The University Record, January 14, 1997
Associate dean, student killed in plane crash
By Rebecca A. Doyle
Betty Jean Jones
The University community is grieving and in shock after losing two of its members in a commuter flight crash last Thursday near the small town of Ida.
Betty Jean Jones, associate dean of the Horace H. Rackham School of Graduate Studies and professor of theatre, and Arati Sharangpani, LS&A senior, both lost their lives in the crash. Jones was 47 and Sharangpani was 21. The Comair twin-propeller plane was bound for the Detroit Metropolitan Airport from Cincinnati. All 26 passengers and three crew members were killed.
"This is a terribly sad day for the Univeristy of Michigan," said Interim President Homer A. Neal. "Prof. Jones and Arati Sharangpani touched the lives of a great many people in our community and they will be missed."

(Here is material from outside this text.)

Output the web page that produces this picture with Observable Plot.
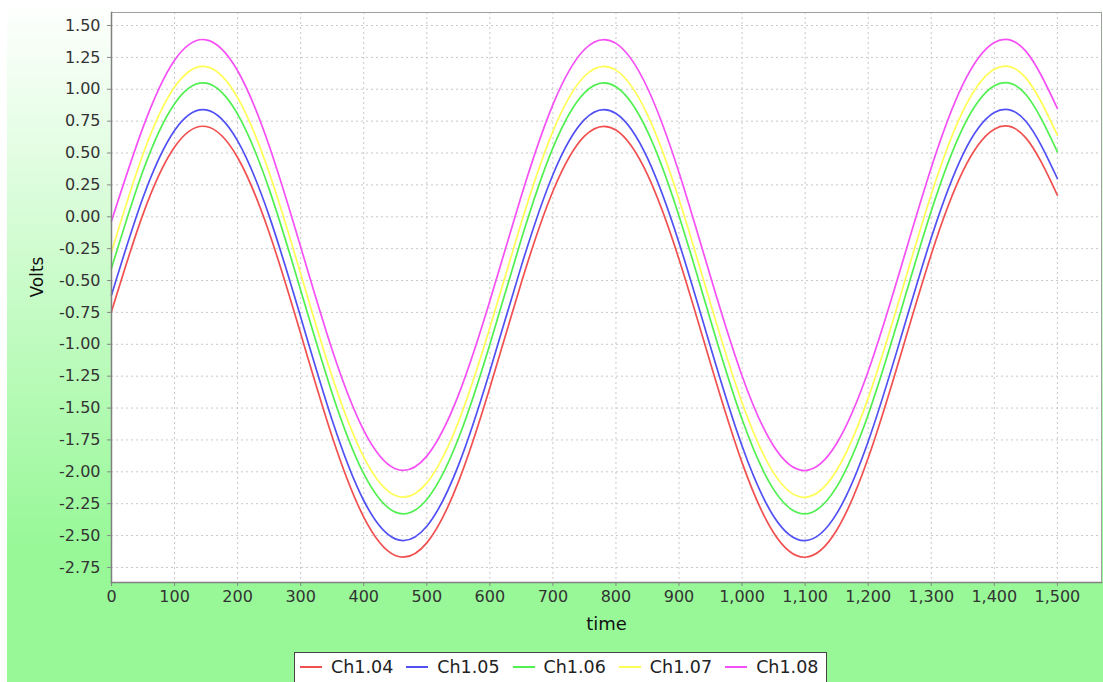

Jones had been attending the International Senior Theatre Conference in Las Vegas with her father and had flown with him to Cincinnati, where she boarded the Comair flight to Detroit, according to Paul C. Boylan, vice provost for the arts. Boylan recruited Jones from the University of North Carolina, Greensboro, in 1994 to join the U-M faculty as professor of theatre. She was named associate dean of the Graduate School in January 1996.
"Betty Jean had a remarkable and wide-ranging presence in the Graduate School and in the many places she touched in the University," says Nancy E. Cantor, vice provost for academic affairs and dean of the Graduate School. "She compellingly merged a voice for social justice and inclusiveness with the scholarly agenda of the University in the arts and humanities, never forgetting the road she had traveled and reaching out to bring others with her on the path to achievement.
"She was a model and a leader for her students, faculty colleagues and for all of us at Rackham, who loved her dearly."
"What made Betty Jean such a wonderful and highly valued colleague was the wonderful balance she had achieved between being an active practitioner as actress and director and being a serious scholar of theatre," Boylan says. "Finding someone who is actually professionally accomplished and who is equally accomplished in an academic approach to her role in studies is uncommon. She was a person who genuinely cared about learning and was devoted to her students. She cared deeply about them."
Boylan says he is certain Jones' work would have led to a major administrative responsibility at the U-M or elsewhere, if she had chosen.
Colleagues from the Theatre and Drama Department and the Graduate School plan a memorial service for the end of next week. Details will be announced in the Jan. 21 issue of the Record.
Sharangpani boarded the Comair commuter flight in Cincinnati to return to Ann Arbor for her final semester of classes. She expected degrees in German and in organizational studies in the spring, and had flown to Cincinnati for a job interview with the Proctor & Gamble Co.
Sharangpani also was resident advisor at Mary Markley Residence Hall for two years, and had served as vice president of the Indian American Students Association. She worked as facilitator for the 21st Century Program and led discussions on time and stress management, study skills and health.
"We remember her bubbly personality," says T. Rose Roane, student services associate in the Housing Division and coordinator of the Residence Education Program. "She was the sweetest, kindest person in the world." Roane says that all of the residents on Sharangpani's floor gathered together with staff last Thursday night to share memories.
"Her girls all loved her and she never had any problems," Roane remembers.
"She was a very involved student," notes Mary Hummel, director of the 21st Century Program. "She was very helpful to international students who were making transition to the University and to the United States."
Hummel says staff, both students and professional, remember her as a "very good friend, available for new staff and well-respected by everyone."
A memorial service at the U-M will be planned at a later date.